/// Wild Tracks - Landscape Photography by Eduardo Gallo


Passion for Landscape Photography

Kings Canyon National Park, CA, USA

September 2015

Kings Canyon National Park, CA, USA

Canon 5D MkII & EF 16-35mm f/4L IS USM, 1/15s f/8 ISO400 @21mm

Google Earth for this photo

The Sierra High Route (SHR) is a 195 mile long cross-country hiking route along the spine of the Sierra Nevada, in California. It was scouted by Steve Roper, who first published it in his 1977 book "Sierra High Route: Traversing Timberline Country".

The route stays as close as possible to the Sierra crest at altitudes that rarely deep below 10,000 feet. Only a fourth of the SHR follows maintained hiking trails, while the rest traverses off-trail meadowlands, granite slabs, and, at high elevations, difficult loose-talus terrain. Hiking the route does not require advanced mountaineering skills, but you occasionally encounter class 3 rock faces in which footholds and handholds must be carefully chosen and tested. The SHR requires the use of route descriptions, topographical maps, and careful navigation. In Roper words, "SHR adventurers will not be put off by the lack of an actual trail, since much of the singular joy of cross-country travel lies in wandering through the timberline wondering what the next turn will reveal". Steep, rocky, and often hazardous, it is seldom through hiked and requires more self reliance and route finding skills than the average trail hiker possesses. It poses challenges both physical and mental as you attempt to navigate difficult, rugged, and unmarked terrain, spending far more time on granite than on dirt. Roper calls those who do the SHR neither "hikers" nor "climbers", but "travelers". I believe there is no better description.

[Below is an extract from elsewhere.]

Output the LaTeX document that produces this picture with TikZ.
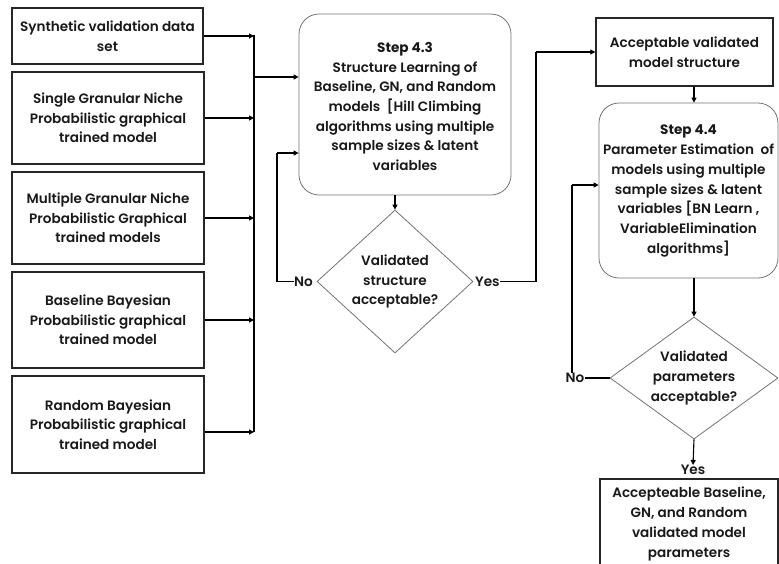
\documentclass[tikz,border=0pt]{standalone}
\usepackage{fontspec}
\setmainfont{Poppins}[UprightFont=* SemiBold, BoldFont=* Bold]
\usetikzlibrary{arrows.meta,shapes.geometric}

\tikzset{
  every node/.style={font=\fontsize{13.6}{19.7}\selectfont, inner sep=0pt, text=black!90},
  inbox/.style={draw=black!85, line width=1.4pt, rectangle, align=center},
  stepbox/.style={draw=black!55, line width=0.8pt, rectangle, rounded corners=20pt},
  decision/.style={draw=black!55, line width=0.8pt, diamond},
  plain/.style={align=center},
  link/.style={draw=black, line width=1.1pt},
  arr/.style={link, -{Triangle[length=5pt,width=5pt]}},
}

\begin{document}
\begin{tikzpicture}[x=1pt,y=-1pt]
\useasboundingbox (0,0) rectangle (779,563);

% input data and trained models
\node[inbox, minimum width=191pt, minimum height=56pt] (b1) at (107.5,36) {Synthetic validation data\\set};
\node[inbox, minimum width=192pt, minimum height=92pt] (b2) at (108,118) {Single Granular Niche\\Probabilistic graphical\\trained model};
\node[inbox, minimum width=192pt, minimum height=92pt] (b3) at (108,218) {Multiple Granular Niche\\Probabilistic Graphical\\trained models};
\node[inbox, minimum width=192pt, minimum height=96pt] (b4) at (108,320) {Baseline Bayesian\\Probabilistic graphical\\trained model};
\node[inbox, minimum width=192pt, minimum height=97pt] (b5) at (108,424.5) {Random Bayesian\\Probabilistic graphical\\trained model};

% collecting bus
\coordinate (bustop) at (254,35);
\coordinate (busbot) at (254,432);
\coordinate (busout) at (254,77);

% step 4.3
\node[stepbox, minimum width=212pt, minimum height=181pt] (s43) at (405,104.5) {};
\node[plain] (s43t) at (405,106.5) {\textbf{Step 4.3}\\Structure Learning of\\Baseline, GN, and Random\\models\ \ [Hill Climbing\\algorithms using multiple\\sample sizes \& latent\\variables};

\node[decision, minimum width=156pt, minimum height=143pt] (d1) at (395,281.5) {};
\node[plain] (d1t) at (d1.center) {Validated\\structure\\acceptable?};
\node[plain, anchor=east] (no1) at (313,281.5) {No};
\node[plain, anchor=west] (yes1) at (475,281.5) {Yes};
\coordinate (loop1) at (277,153);
\coordinate (fwd1) at (536,52);

% accepted structure and step 4.4
\node[inbox, minimum width=177pt, minimum height=68pt] (acc) at (684.5,52) {Acceptable validated\\model structure};

\node[stepbox, minimum width=179pt, minimum height=175pt] (s44) at (688.5,190.5) {};
\node[plain] (s44t) at (688.5,191) {\textbf{Step 4.4}\\Parameter Estimation\ \ of\\models using multiple\\sample sizes \& latent\\variables [BN Learn ,\\VariableElimination\\algorithms]};

\node[decision, minimum width=168pt, minimum height=122pt] (d2) at (694,378) {};
\node[plain] (d2t) at (d2.center) {Validated\\parameters\\acceptable?};
\node[plain] (no2) at (575,378) {No};
\node[plain] (yes2) at (693,470) {Yes};
\coordinate (loop2) at (572,185);

\node[inbox, minimum width=178pt, minimum height=96pt] (fin) at (689,527) {};
\node[plain] (fint) at (689,524) {Accepteable Baseline,\\GN, and Random\\validated model\\parameters};

% connectors
\foreach \b in {b1,b2,b3,b4}
  \draw[arr] (\b.east) -- (\b.east -| bustop);
\draw[arr] (b5.east |- busbot) -- (busbot);
\draw[link] (bustop) -- (busbot);
\draw[arr] (busout) -- (busout -| s43.west);

\draw[arr] (s43.south -| d1) -- (d1.north);
\draw[link] (no1.west) -- (no1.west -| loop1) -- (loop1);
\draw[arr] (loop1) -- (loop1 -| s43.west);
\draw[link] (yes1.east) -- (yes1.east -| fwd1) -- (fwd1);
\draw[arr] (fwd1) -- (acc.west);

\draw[arr] (acc.south -| d2) -- (s44.north -| d2);
\draw[arr] (s44.south -| d2) -- (d2.north);
\draw[link] (no2.east) -- (d2.west);
\draw[link] (no2.north -| loop2) -- (loop2);
\draw[arr] (loop2) -- (loop2 -| s44.west);
\draw[arr] (d2.south) -- (yes2.north);
\end{tikzpicture}
\end{document}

Depending on your point of view, you may think that Mr. Roper was either nuts or a very wise man; I obviously favor the later. When he conceived the SHR almost 40 years ago, it was a visionary concept encouraging backpackers (not just hardcore climbers) to get off crowded trails and follow higher and cleaner lines in the Sierras. It challenged backcountry travelers with class 2 and 3 passes, and difficult navigation over tough terrain, but with high rewards of beauty and solitude for doing so.

However, and for unknown reasons, the SHR neglects the highest section of the High Sierra, including Mt. Whitney, which at 14,505 feet is the highest peak in the continuous 48 states. The SHR southern terminus is well north of most of the highest and finest crest of the Southern Sierras. So a generation later here come Alan Dixon and Don Wilson, who can also be described as two very wise men. They started looking at maps trying to find a way to extend Roper's SHR maintaining its spirit, and came up with a beautiful line that weaves across the Sierra crest multiple times, and offers hiking as good or better than any portion of the original SHR. Named the Southern Sierra High Route (SoSHR), it consists of 104 very high, very isolated, and very challenging miles across some of the most beautiful alpine terrain there exists. And it is the SoSHR where I spent 8 days September 2015 and where the above photo was taken, right at sunset, and struggling to simultaneously put all my feet (two for me and three for my tripod) in solid ground without going for a swim, a precarious proposition at which I somehow succeeded.